Os partidos da esquerda parlamentar acusaram esta sexta-feira o Governo de apresentar uma proposta de revisão da lei da nacionalidade com pontos inconstitucionais, de pretender criar um problema artificial e não se basear em dados objetivos.

Estas posições foram contrariadas por intervenções da direita política que responsabilizaram os executivos socialistas por introdução de "facilitismo" - ou no caso específico do Chega de "venda a granel" e "bandalheira" - na concessão de nacionalidade por naturalização.

No debate sobre a proposta do Governo de revisão da lei da nacionalidade, na generalidade, a intervenção mais contundente partiu do dirigente da bancada socialista Pedro Delgado Alves.

"A perda da nacionalidade proposta pelo Governo é desproporcional. Cria duas categorias de cidadãos: uns que são da espécie de período experimental e os outros que têm todos os direitos".

Ainda de acordo com o "vice" do Grupo Parlamentar do PS, o diploma do Governo viola a Constituição no que respeita "à retroatividade", já que "pessoas que já hoje reúnem os requisitos para requerer a nacionalidade e deixariam de o poder fazer, o que viola o princípio da proteção de confiança".

Pedro Delgado Alves apontou ainda uma "desproporcionalidade de prazos" inerente ao diploma do executivo e referiu que se poderá estar perante "uma violação de obrigações convencionais do Estado Português, porque a convenção europeia da nacionalidade determina que não se devem discriminar em função da origem das pessoas nos prazos para a aquisição da nacionalidade".

Deixou depois um aviso ao Governo: "Não apresente uma proposta que viola a Constituição, esforce-se por fazer melhor e seguramente não vá atrás daqueles que querem acabar com a República" - aqui, numa alusão ao Chega.

Por sua vez, a coordenadora do Bloco de Esquerda falou em "crueldade" do Governo em relação a crianças que nascem em Portugal, que nunca conheceram qualquer outro país, mas que poderão ficar sem acesso à nacionalidade portuguesa.

"Chamam a isto integração? Atacar os filhos de que quem veio para Portugal trabalhar é desumano", declarou Mariana Mortágua.A líder parlamentar do PCP considerou que se está perante uma tentativa de "retrocesso civilizacional", sobretudo através da criação de um paradigma de "portugueses de primeira e outros de segunda".
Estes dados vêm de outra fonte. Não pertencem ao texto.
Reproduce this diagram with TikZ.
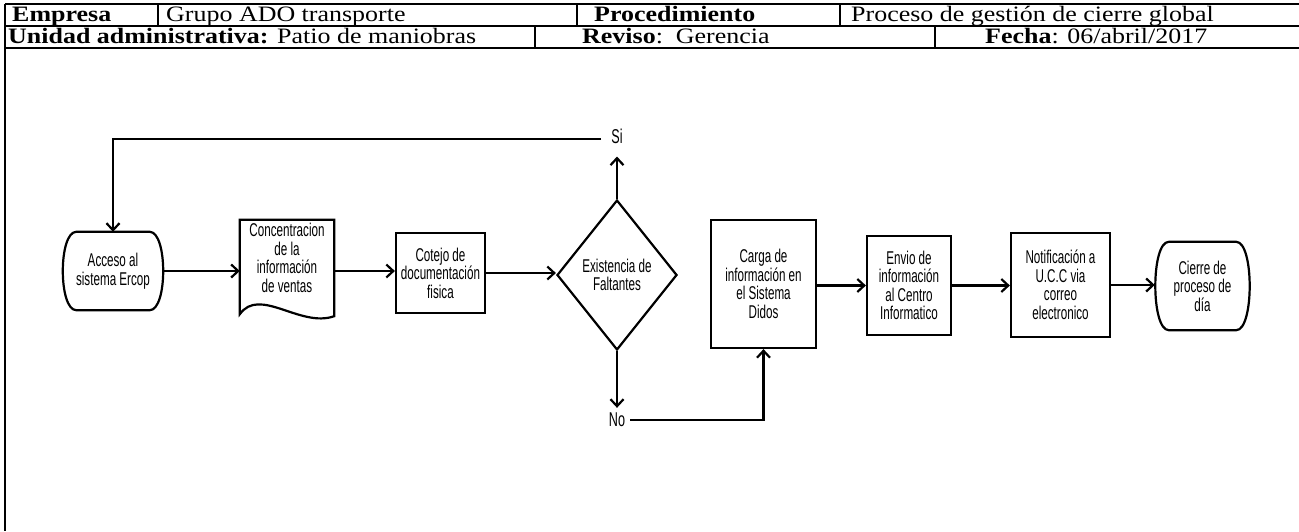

Paulo Muacho, do Livre, assinalou que no debate de hoje o ministro da Presidência, António Leitão Amaro, usou um 'slogan' do Chega - "Por Portugal, pelos portugueses" - e comentou que "o 'não é não' do primeiro-ministro, Luís Montenegro, face ao Chega, afinal, é uma bola de sabão".

Em sentido contrário, pela parte do PSD, o ex-secretário de Estado Paulo Lopes Marcelo advertiu que a lei da nacionalidade é "um instrumento importante" para a soberania do país e acusou o PS "e a extrema-esquerda" de terem introduzido "regras simplistas e facilitadoras com consequências que estão à vista de todos".

Paulo Lopes Marcelo defendeu que a aquisição da nacionalidade deve pressupor uma adesão efetiva aos valores da comunidade e referiu que Portugal tem neste momento cerca de 1,5 milhões de imigrantes, o que impõe "prudência" nos critérios de atribuição da nacionalidade.

Antes, o líder parlamentar do CDS, Paulo Núncio, vincou que o seu partido defende a revisão da lei da nacionalidade "há 20 anos".

"O CDS teve razão antes do tempo", advogou Paulo Núncio.

Pela parte do Chega, Cristina Rodrigues acusou os governos do PS de terem "vendido a granel a nacionalidade" e procurou acentuar o princípio do seu partido de que a aquisição da nacionalidade "é um privilégio e uma responsabilidade", pressupondo, entre outras características, conhecimento da língua portuguesa.

O ex-líder da Iniciativa Liberal Rui Rocha manifestou-se globalmente de acordo com os diplomas do Governo.

"Nos últimos anos, em matéria de imigração, assistiu-se a um descontrolo, sobretudo, em resultado da adoção do regime de manifestação de interesse", acrescentou.